[Source records]

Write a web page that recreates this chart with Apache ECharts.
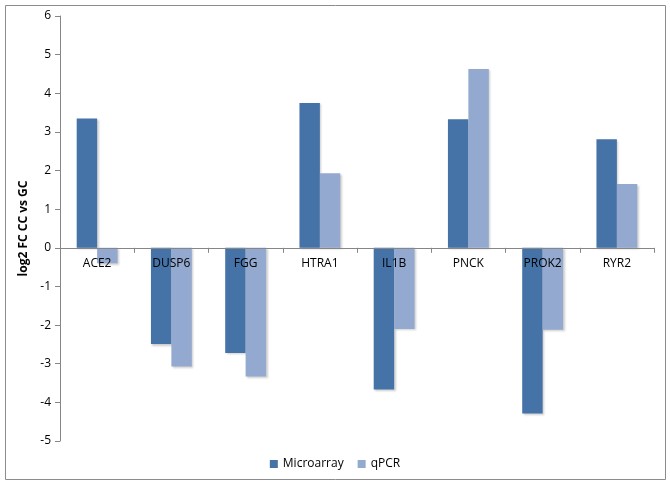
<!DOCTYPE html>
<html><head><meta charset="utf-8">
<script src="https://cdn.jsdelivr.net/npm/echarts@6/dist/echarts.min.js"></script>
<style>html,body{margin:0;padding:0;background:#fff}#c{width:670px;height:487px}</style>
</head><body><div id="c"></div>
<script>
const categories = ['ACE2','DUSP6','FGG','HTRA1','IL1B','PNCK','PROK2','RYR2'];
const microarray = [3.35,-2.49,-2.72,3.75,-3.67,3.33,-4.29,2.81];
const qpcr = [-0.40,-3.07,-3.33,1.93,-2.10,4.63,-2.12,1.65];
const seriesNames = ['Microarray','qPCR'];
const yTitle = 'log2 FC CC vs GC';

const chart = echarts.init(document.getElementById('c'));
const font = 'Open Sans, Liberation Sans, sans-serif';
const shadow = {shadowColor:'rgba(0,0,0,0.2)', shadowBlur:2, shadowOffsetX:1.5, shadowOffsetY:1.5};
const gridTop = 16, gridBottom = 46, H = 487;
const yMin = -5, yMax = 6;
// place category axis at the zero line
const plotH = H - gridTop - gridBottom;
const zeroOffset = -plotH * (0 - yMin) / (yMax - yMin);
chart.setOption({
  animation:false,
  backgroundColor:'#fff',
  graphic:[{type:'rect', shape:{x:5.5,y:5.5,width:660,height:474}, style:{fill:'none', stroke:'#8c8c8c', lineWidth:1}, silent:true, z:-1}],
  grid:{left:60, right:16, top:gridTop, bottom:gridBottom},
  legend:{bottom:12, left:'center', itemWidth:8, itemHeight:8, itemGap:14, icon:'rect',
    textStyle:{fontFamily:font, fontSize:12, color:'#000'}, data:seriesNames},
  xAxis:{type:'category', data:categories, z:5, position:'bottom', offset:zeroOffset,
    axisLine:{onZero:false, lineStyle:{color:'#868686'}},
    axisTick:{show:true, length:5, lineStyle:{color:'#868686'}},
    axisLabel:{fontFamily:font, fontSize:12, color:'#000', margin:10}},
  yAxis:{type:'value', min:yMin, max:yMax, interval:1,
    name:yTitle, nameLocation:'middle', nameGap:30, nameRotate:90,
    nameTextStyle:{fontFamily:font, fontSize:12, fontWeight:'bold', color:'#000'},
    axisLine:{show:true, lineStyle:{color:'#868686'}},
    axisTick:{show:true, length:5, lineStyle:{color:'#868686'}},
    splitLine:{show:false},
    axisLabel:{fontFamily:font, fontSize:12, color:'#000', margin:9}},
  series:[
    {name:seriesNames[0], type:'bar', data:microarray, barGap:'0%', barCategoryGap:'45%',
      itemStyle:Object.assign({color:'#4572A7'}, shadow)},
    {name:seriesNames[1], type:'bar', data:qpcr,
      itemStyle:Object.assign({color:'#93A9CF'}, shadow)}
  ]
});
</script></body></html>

---

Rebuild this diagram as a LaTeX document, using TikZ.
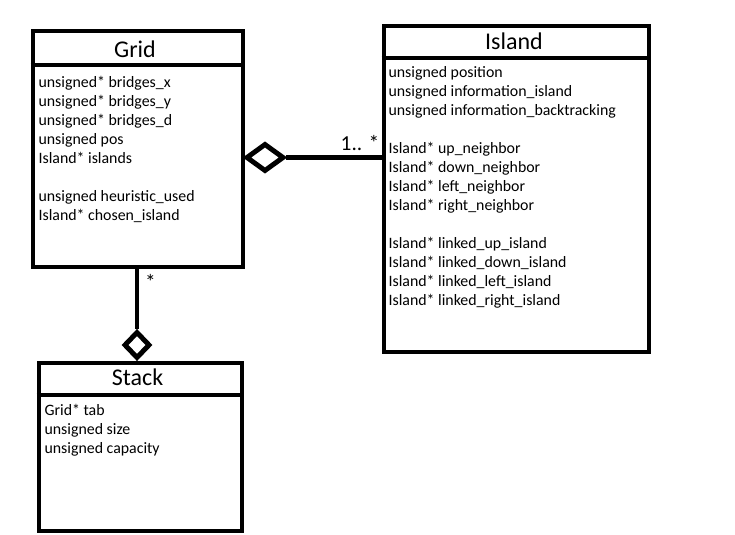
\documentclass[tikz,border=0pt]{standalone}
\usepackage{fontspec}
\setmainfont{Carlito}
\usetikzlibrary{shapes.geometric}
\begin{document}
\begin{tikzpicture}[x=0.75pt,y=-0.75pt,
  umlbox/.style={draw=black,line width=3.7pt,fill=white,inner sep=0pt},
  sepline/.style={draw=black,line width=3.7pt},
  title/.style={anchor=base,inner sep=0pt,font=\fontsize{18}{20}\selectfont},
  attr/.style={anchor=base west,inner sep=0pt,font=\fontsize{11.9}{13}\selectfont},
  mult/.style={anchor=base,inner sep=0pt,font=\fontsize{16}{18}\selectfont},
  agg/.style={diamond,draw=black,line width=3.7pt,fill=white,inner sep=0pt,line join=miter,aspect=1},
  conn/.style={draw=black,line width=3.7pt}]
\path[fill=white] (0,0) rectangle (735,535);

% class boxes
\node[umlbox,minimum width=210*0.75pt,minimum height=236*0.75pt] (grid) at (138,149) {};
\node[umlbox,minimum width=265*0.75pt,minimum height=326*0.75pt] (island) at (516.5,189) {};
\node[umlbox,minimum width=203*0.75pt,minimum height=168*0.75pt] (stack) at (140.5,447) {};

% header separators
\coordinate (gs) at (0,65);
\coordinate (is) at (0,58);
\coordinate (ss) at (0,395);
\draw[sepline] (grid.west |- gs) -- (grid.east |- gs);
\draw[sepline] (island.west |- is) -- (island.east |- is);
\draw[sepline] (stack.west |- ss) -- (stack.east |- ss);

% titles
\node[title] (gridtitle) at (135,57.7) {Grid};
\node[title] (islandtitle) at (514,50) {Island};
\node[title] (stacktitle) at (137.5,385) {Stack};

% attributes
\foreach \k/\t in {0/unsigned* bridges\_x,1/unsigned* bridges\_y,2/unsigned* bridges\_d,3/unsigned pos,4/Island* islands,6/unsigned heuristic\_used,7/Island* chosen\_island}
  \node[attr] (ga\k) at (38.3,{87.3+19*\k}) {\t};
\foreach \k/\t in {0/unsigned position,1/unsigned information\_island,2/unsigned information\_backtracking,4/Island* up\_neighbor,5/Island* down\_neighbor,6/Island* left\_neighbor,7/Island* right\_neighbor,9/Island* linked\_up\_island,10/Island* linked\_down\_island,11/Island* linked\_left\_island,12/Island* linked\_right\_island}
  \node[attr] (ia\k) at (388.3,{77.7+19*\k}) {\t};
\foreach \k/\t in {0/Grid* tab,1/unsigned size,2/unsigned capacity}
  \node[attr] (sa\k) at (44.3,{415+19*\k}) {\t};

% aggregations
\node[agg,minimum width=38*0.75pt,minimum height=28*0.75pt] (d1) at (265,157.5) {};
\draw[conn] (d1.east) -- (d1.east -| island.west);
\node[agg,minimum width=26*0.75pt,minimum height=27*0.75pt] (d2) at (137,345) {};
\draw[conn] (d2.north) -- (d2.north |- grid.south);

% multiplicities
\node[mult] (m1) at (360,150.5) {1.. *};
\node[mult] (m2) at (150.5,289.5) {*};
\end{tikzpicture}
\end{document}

▶ _Given problem_: Nothing but the lines from the one with "Write a web" down to the one with "const yTitle = 'log2 FC CC vs GC';" should be printed, both of them included. Leave out the pictures.

▶ _Solution for this problem_:
Write a web page that recreates this chart with Apache ECharts.
<!DOCTYPE html>
<html><head><meta charset="utf-8">
<script src="https://cdn.jsdelivr.net/npm/echarts@6/dist/echarts.min.js"></script>
<style>html,body{margin:0;padding:0;background:#fff}#c{width:670px;height:487px}</style>
</head><body><div id="c"></div>
<script>
const categories = ['ACE2','DUSP6','FGG','HTRA1','IL1B','PNCK','PROK2','RYR2'];
const microarray = [3.35,-2.49,-2.72,3.75,-3.67,3.33,-4.29,2.81];
const qpcr = [-0.40,-3.07,-3.33,1.93,-2.10,4.63,-2.12,1.65];
const seriesNames = ['Microarray','qPCR'];
const yTitle = 'log2 FC CC vs GC';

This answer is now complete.